だから、それこそ法人かなにかをたてて、文科省に持っていくくらいにこのプログラムを育てていったらいいんじゃないかと思います」

私は、大学時代に教育を学んだ人間です。
だから、このように言っていただいたときに、私がRhymoeというコンセプトを考えついたこと、そしてそれを教育プログラムとして確立させることは、自分の使命なのではないかと、考えたのです。
そこで時間をかけて、Rhymoeを教育プログラムにするための準備をしました。
2016年7月にはRhymoeのロゴを商標登録し、2017年2月には「一般社団法人英語リズムムーブメント協会」を設立したのです。
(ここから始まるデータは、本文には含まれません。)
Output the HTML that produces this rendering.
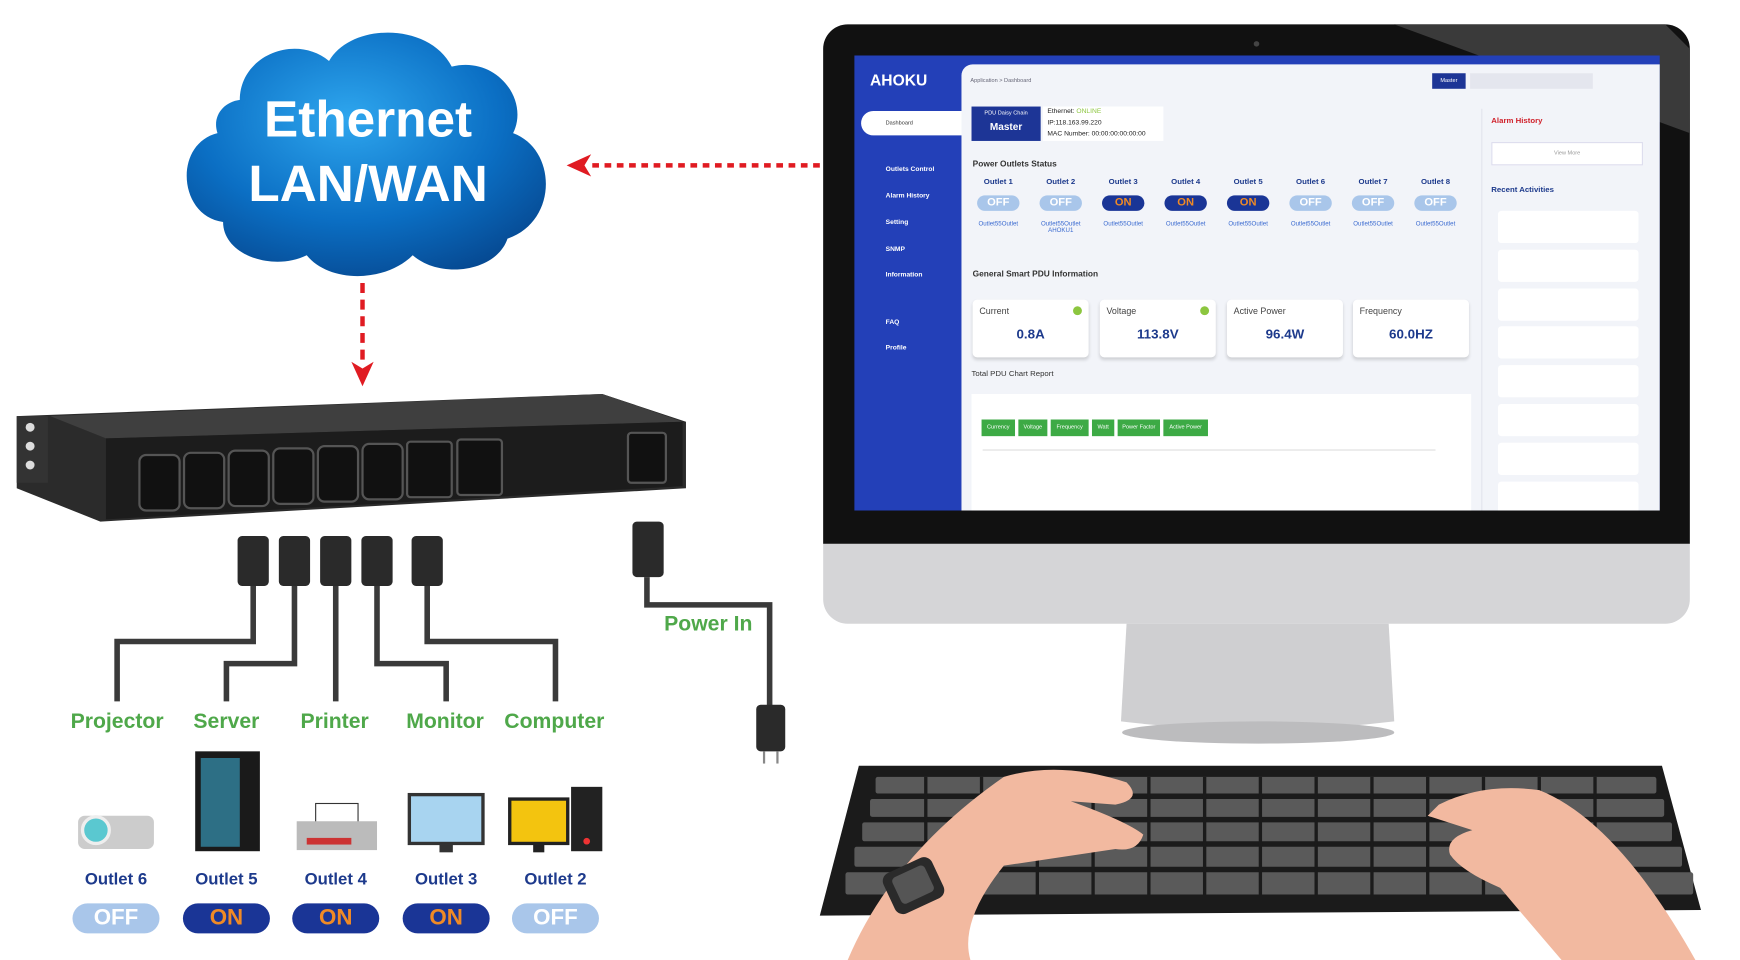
<!DOCTYPE html>
<html><head><meta charset="utf-8">
<style>
html,body{margin:0;padding:0;background:#fff;width:1740px;height:960px;overflow:hidden}
#w{position:absolute;left:0;top:0;width:1560px;height:865px;transform:scale(1.1154,1.1098);transform-origin:0 0;font-family:"Liberation Sans",sans-serif}
.a{position:absolute}
.g{color:#4fa84a;font-weight:bold;font-size:19px;position:absolute;text-align:center;width:120px}
.o{color:#1d3a8c;font-weight:bold;font-size:15px;position:absolute;text-align:center;width:100px}
.pill{position:absolute;width:78px;height:27px;border-radius:14px;font-weight:bold;font-size:20px;text-align:center;line-height:27px}
.off{background:#a9c6ea;color:#fff}.on{background:#1a3596;color:#f08a25}
.sb{position:absolute;left:14px;color:#fff;font-size:6px;font-weight:bold}
.ol{position:absolute;font-size:7px;color:#1d3a8c;width:50px;text-align:center;font-weight:bold}
.sp{position:absolute;width:38px;height:14px;border-radius:7px;font-size:10px;font-weight:bold;text-align:center;line-height:14px}
.lk{position:absolute;font-size:5.5px;color:#3a6ad0;width:56px;text-align:center}
.card{position:absolute;top:212px;width:104px;height:52px;background:#fff;border-radius:4px;box-shadow:0 2px 3px rgba(0,0,0,.15)}
.card .t{position:absolute;left:6px;top:6px;font-size:8px;color:#444}
.card .v{position:absolute;left:0;width:100%;top:24px;text-align:center;font-size:12px;font-weight:bold;color:#1d3a8c}
.dot{position:absolute;right:6px;top:6px;width:8px;height:8px;border-radius:50%;background:#8cc63f}
.act{position:absolute;left:0;width:126px;height:29px;background:#fff;border-radius:3px;font-size:5px;color:#333}
.cb{position:absolute;top:320px;height:15px;background:#3daa45;color:#fff;font-size:5px;text-align:center;line-height:15px}
</style></head><body><div id="w">

<!-- cloud -->
<svg class="a" style="left:155px;top:20px" width="350" height="235" viewBox="0 0 350 235">
<defs><radialGradient id="cg" cx="45%" cy="35%" r="70%"><stop offset="0" stop-color="#2ea6ee"/><stop offset=".6" stop-color="#0b6fc4"/><stop offset="1" stop-color="#064a93"/></radialGradient></defs>
<path fill="url(#cg)" d="M60 70 C60 30 110 10 140 35 C160 0 230 0 250 40 C290 30 320 70 305 100 C345 115 345 180 300 195 C290 225 240 232 215 210 C190 235 140 235 120 210 C90 225 45 210 45 180 C5 175 0 110 40 100 C35 85 45 72 60 70Z"/>
</svg>
<div class="a" style="left:165px;top:78px;width:330px;text-align:center;color:#fff;font-weight:bold;font-size:46px;line-height:58px">Ethernet<br>LAN/WAN</div>

<!-- arrows -->
<svg class="a" style="left:0;top:0" width="1560" height="865">
<line x1="735" y1="149" x2="528" y2="149" stroke="#e01b22" stroke-width="4" stroke-dasharray="6,5"/>
<polygon points="508,149 530,139 524,149 530,159" fill="#e01b22"/>
<line x1="325" y1="255" x2="325" y2="328" stroke="#e01b22" stroke-width="4" stroke-dasharray="9,6"/>
<polygon points="325,348 315,326 325,332 335,326" fill="#e01b22"/>
<!-- PDU -->
<polygon points="15,375 540,355 615,380 615,440 90,470 15,440" fill="#2b2b2b"/>
<polygon points="45,375 540,355 612,380 95,395" fill="#3f3f3f"/>
<polygon points="95,395 612,380 612,438 95,468" fill="#1c1c1c"/>
<rect x="15" y="375" width="28" height="60" fill="#333"/>
<circle cx="27" cy="385" r="4" fill="#ddd"/><circle cx="27" cy="402" r="4" fill="#ddd"/><circle cx="27" cy="419" r="4" fill="#ddd"/>
<g fill="#111" stroke="#555" stroke-width="2">
<rect x="125" y="410" width="36" height="50" rx="6"/><rect x="165" y="408" width="36" height="50" rx="6"/><rect x="205" y="406" width="36" height="50" rx="6"/><rect x="245" y="404" width="36" height="50" rx="6"/><rect x="285" y="402" width="36" height="50" rx="6"/><rect x="325" y="400" width="36" height="50" rx="6"/>
<rect x="365" y="398" width="40" height="50" rx="3"/><rect x="410" y="396" width="40" height="50" rx="3"/>
<rect x="563" y="390" width="34" height="45" rx="3"/>
</g>
<!-- cables -->
<g stroke="#3a3a3a" stroke-width="5" fill="none">
<path d="M227 528 V578 H105 V632"/><path d="M264 528 V598 H203 V632"/><path d="M301 528 V632"/><path d="M338 528 V598 H400 V632"/><path d="M383 528 V578 H498 V632"/>
<path d="M580 520 V545 H690 V640"/>
</g>
<g fill="#2a2a2a">
<rect x="213" y="483" width="28" height="45" rx="4"/><rect x="250" y="483" width="28" height="45" rx="4"/><rect x="287" y="483" width="28" height="45" rx="4"/><rect x="324" y="483" width="28" height="45" rx="4"/><rect x="369" y="483" width="28" height="45" rx="4"/>
<rect x="567" y="470" width="28" height="50" rx="4"/><rect x="678" y="635" width="26" height="42" rx="4"/>
</g>
<line x1="685" y1="677" x2="685" y2="688" stroke="#888" stroke-width="2"/><line x1="697" y1="677" x2="697" y2="688" stroke="#888" stroke-width="2"/>
<!-- devices -->
<rect x="70" y="735" width="68" height="30" rx="6" fill="#ccc"/><circle cx="86" cy="748" r="12" fill="#5ac8d0" stroke="#eee" stroke-width="3"/>
<rect x="175" y="677" width="58" height="90" fill="#1a1a1a"/><rect x="180" y="683" width="35" height="80" fill="#2d6f85"/>
<rect x="283" y="724" width="38" height="18" fill="#fff" stroke="#333"/><rect x="266" y="740" width="72" height="26" fill="#bbb"/><rect x="275" y="755" width="40" height="6" fill="#c33"/>
<rect x="367" y="716" width="66" height="44" fill="#a8d4f0" stroke="#333" stroke-width="3"/><rect x="394" y="760" width="12" height="8" fill="#333"/>
<rect x="457" y="720" width="52" height="40" fill="#f3c40f" stroke="#222" stroke-width="3"/><rect x="478" y="760" width="10" height="8" fill="#222"/>
<rect x="512" y="709" width="28" height="58" fill="#222"/><circle cx="526" cy="758" r="3" fill="#e33"/>
<!-- monitor -->
<rect x="738" y="22" width="777" height="540" rx="22" fill="#d5d5d7"/>
<path d="M760 22 H1493 A22 22 0 0 1 1515 44 V490 H738 V44 A22 22 0 0 1 760 22Z" fill="#111"/>
<polygon points="1250,22 1493,22 1515,44 1515,120" fill="#3a3a3a"/>
<path d="M1010 562 H1245 L1250 650 Q1128 665 1005 650Z" fill="#cfcfd1"/>
<ellipse cx="1128" cy="660" rx="122" ry="10" fill="#bcbcbe"/>
<!-- keyboard -->
<polygon points="770,690 1490,690 1525,820 735,825" fill="#1b1b1b"/>
<g fill="#5a5a5a">
<rect x="785" y="700" width="700" height="15" rx="2"/><rect x="780" y="720" width="712" height="16" rx="2"/><rect x="773" y="741" width="726" height="17" rx="2"/><rect x="766" y="763" width="742" height="18" rx="2"/><rect x="758" y="786" width="760" height="20" rx="2"/>
</g>
<g stroke="#1b1b1b" stroke-width="3">
<path d="M830 700V806M880 700V806M930 700V806M980 700V806M1030 700V806M1080 700V806M1130 700V806M1180 700V806M1230 700V806M1280 700V806M1330 700V806M1380 700V806M1430 700V806"/>
</g>
<!-- hands -->
<path d="M900 700 Q950 685 1010 705 Q1025 720 1000 725 L960 722 Q1010 740 1025 752 Q1020 768 1000 765 L900 780 Q860 830 870 865 H760 Q800 770 900 700Z" fill="#f2b9a0"/>
<path d="M1290 725 Q1330 705 1380 712 Q1450 740 1520 865 H1400 Q1370 830 1345 800 Q1310 785 1300 770 Q1295 755 1320 748 L1280 735Z" fill="#f2b9a0"/>
<rect x="795" y="778" width="48" height="40" rx="8" fill="#2a2a2a" transform="rotate(-25 819 798)"/><rect x="803" y="784" width="32" height="26" rx="4" fill="#555" transform="rotate(-25 819 798)"/>
</svg>

<div class="g" style="left:45px;top:640px">Projector</div><div class="g" style="left:143px;top:640px">Server</div><div class="g" style="left:240px;top:640px">Printer</div><div class="g" style="left:339px;top:640px">Monitor</div><div class="g" style="left:437px;top:640px">Computer</div>
<div class="g" style="left:575px;top:552px">Power In</div>
<div class="o" style="left:54px;top:784px">Outlet 6</div><div class="o" style="left:153px;top:784px">Outlet 5</div><div class="o" style="left:251px;top:784px">Outlet 4</div><div class="o" style="left:350px;top:784px">Outlet 3</div><div class="o" style="left:448px;top:784px">Outlet 2</div>
<div class="pill off" style="left:65px;top:814px">OFF</div><div class="pill on" style="left:164px;top:814px">ON</div><div class="pill on" style="left:262px;top:814px">ON</div><div class="pill on" style="left:361px;top:814px">ON</div><div class="pill off" style="left:459px;top:814px">OFF</div>

<!-- screen -->
<div class="a" style="left:766px;top:50px;width:722px;height:410px;background:#2340b8;overflow:hidden">
 <div class="a" style="left:14px;top:14px;color:#fff;font-size:14px;font-weight:bold">AHOKU</div>
 <div class="a" style="left:6px;top:50px;width:96px;height:22px;background:#fff;border-radius:11px 0 0 11px"></div>
 <div class="a" style="left:28px;top:58px;font-size:5px;color:#333">Dashboard</div>
 <div class="sb" style="left:28px;top:100px">Outlets Control</div>
 <div class="sb" style="left:28px;top:124px">Alarm History</div>
 <div class="sb" style="left:28px;top:148px">Setting</div>
 <div class="sb" style="left:28px;top:172px">SNMP</div>
 <div class="sb" style="left:28px;top:195px">Information</div>
 <div class="sb" style="left:28px;top:238px">FAQ</div>
 <div class="sb" style="left:28px;top:261px">Profile</div>
 <div class="a" style="left:96px;top:8px;width:630px;height:410px;background:#f2f4f9;border-radius:10px 0 0 0">
  <div class="a" style="left:8px;top:12px;font-size:5px;color:#667">Application &gt; Dashboard</div>
  <div class="a" style="left:422px;top:8px;width:30px;height:14px;background:#1d3596;color:#fff;font-size:5px;text-align:center;line-height:14px">Master</div>
  <div class="a" style="left:456px;top:8px;width:110px;height:14px;background:#e4e6ee"></div>
  <div class="a" style="left:9px;top:38px;width:62px;height:31px;background:#1d3596;color:#fff;text-align:center;font-size:5px;line-height:12px">PDU Daisy Chain<br><b style="font-size:9px">Master</b></div>
  <div class="a" style="left:73px;top:38px;width:108px;height:31px;background:#fff;font-size:6px;line-height:10px;color:#222;padding-left:4px;box-sizing:border-box">Ethernet: <span style="color:#8cc63f">ONLINE</span><br>IP:118.163.99.220<br>MAC Number: 00:00:00:00:00:00</div>
  <div class="a" style="left:10px;top:85px;font-size:7.5px;font-weight:bold;color:#333">Power Outlets Status</div>
  <div class="ol" style="left:8px;top:103px">Outlet 1</div><div class="ol" style="left:64px;top:103px">Outlet 2</div><div class="ol" style="left:120px;top:103px">Outlet 3</div><div class="ol" style="left:176px;top:103px">Outlet 4</div><div class="ol" style="left:232px;top:103px">Outlet 5</div><div class="ol" style="left:288px;top:103px">Outlet 6</div><div class="ol" style="left:344px;top:103px">Outlet 7</div><div class="ol" style="left:400px;top:103px">Outlet 8</div>
  <div class="sp off" style="left:14px;top:118px">OFF</div><div class="sp off" style="left:70px;top:118px">OFF</div><div class="sp on" style="left:126px;top:118px">ON</div><div class="sp on" style="left:182px;top:118px">ON</div><div class="sp on" style="left:238px;top:118px">ON</div><div class="sp off" style="left:294px;top:118px">OFF</div><div class="sp off" style="left:350px;top:118px">OFF</div><div class="sp off" style="left:406px;top:118px">OFF</div>
  <div class="lk" style="left:5px;top:141px">Outlet55Outlet</div><div class="lk" style="left:61px;top:141px">Outlet55Outlet<br>AHOKU1</div><div class="lk" style="left:117px;top:141px">Outlet55Outlet</div><div class="lk" style="left:173px;top:141px">Outlet55Outlet</div><div class="lk" style="left:229px;top:141px">Outlet55Outlet</div><div class="lk" style="left:285px;top:141px">Outlet55Outlet</div><div class="lk" style="left:341px;top:141px">Outlet55Outlet</div><div class="lk" style="left:397px;top:141px">Outlet55Outlet</div>
  <div class="a" style="left:10px;top:184px;font-size:7.5px;font-weight:bold;color:#333">General Smart PDU Information</div>
  <div class="card" style="left:10px"><div class="t">Current</div><div class="dot"></div><div class="v">0.8A</div></div>
  <div class="card" style="left:124px"><div class="t">Voltage</div><div class="dot"></div><div class="v">113.8V</div></div>
  <div class="card" style="left:238px"><div class="t">Active Power</div><div class="v">96.4W</div></div>
  <div class="card" style="left:351px"><div class="t">Frequency</div><div class="v">60.0HZ</div></div>
  <div class="a" style="left:9px;top:276px;font-size:7px;color:#333">Total PDU Chart Report</div>
  <div class="a" style="left:9px;top:297px;width:448px;height:120px;background:#fff"></div>
  <div class="cb" style="left:18px;width:30px">Currency</div><div class="cb" style="left:51px;width:26px">Voltage</div><div class="cb" style="left:80px;width:34px">Frequency</div><div class="cb" style="left:117px;width:20px">Watt</div><div class="cb" style="left:140px;width:38px">Power Factor</div><div class="cb" style="left:181px;width:40px">Active Power</div>
  <div class="a" style="left:19px;top:347px;width:406px;height:1px;background:#ddd"></div>
  <div class="a" style="left:466px;top:40px;width:1px;height:370px;background:#e3e5ec"></div>
  <div class="a" style="left:475px;top:48px;font-size:7px;font-weight:bold;color:#d0202a">Alarm History</div>
  <div class="a" style="left:475px;top:70px;width:134px;height:19px;border:1px solid #dde;background:#fff;font-size:5px;color:#999;text-align:center;line-height:19px">View More</div>
  <div class="a" style="left:475px;top:110px;font-size:7px;font-weight:bold;color:#1d3a8c">Recent Activities</div>
  <div class="a" style="left:481px;top:132px">
   <div class="act" style="top:0"></div><div class="act" style="top:35px"></div><div class="act" style="top:70px"></div><div class="act" style="top:104px"></div><div class="act" style="top:139px"></div><div class="act" style="top:174px"></div><div class="act" style="top:209px"></div><div class="act" style="top:244px"></div>
  </div>
 </div>
</div>
<div class="a" style="left:1124px;top:37px;width:5px;height:5px;border-radius:50%;background:#444"></div>
</div></body></html>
今までお話してきたような、Rhymoeが生まれたきっかけは、「Rhymoe入門講座」の冒頭で必ずお話させていただいています。
今でこそRhymoeは英語教育メソッドとして認識されていますが、もともとRhymoeはダンスプログラムとして考えられたということが、Rhymoeのユニークさを生み出したポイントなのではないかと思うからです。

つまり、私が最初から「英語教育プログラム」としてRhymoeを作ろうとしていたら、日本における英語教材の違和感の原因にたどり着くことは、できなかったと思うのです。
「ダンス」という切り口から「英語」を見た、「動き」という切り口から「英語」そして「日本人」を見たからこそ、Rhymoeのコンセプトである「英語、音楽、動きはすべてつながっている」ことに気づけたのです。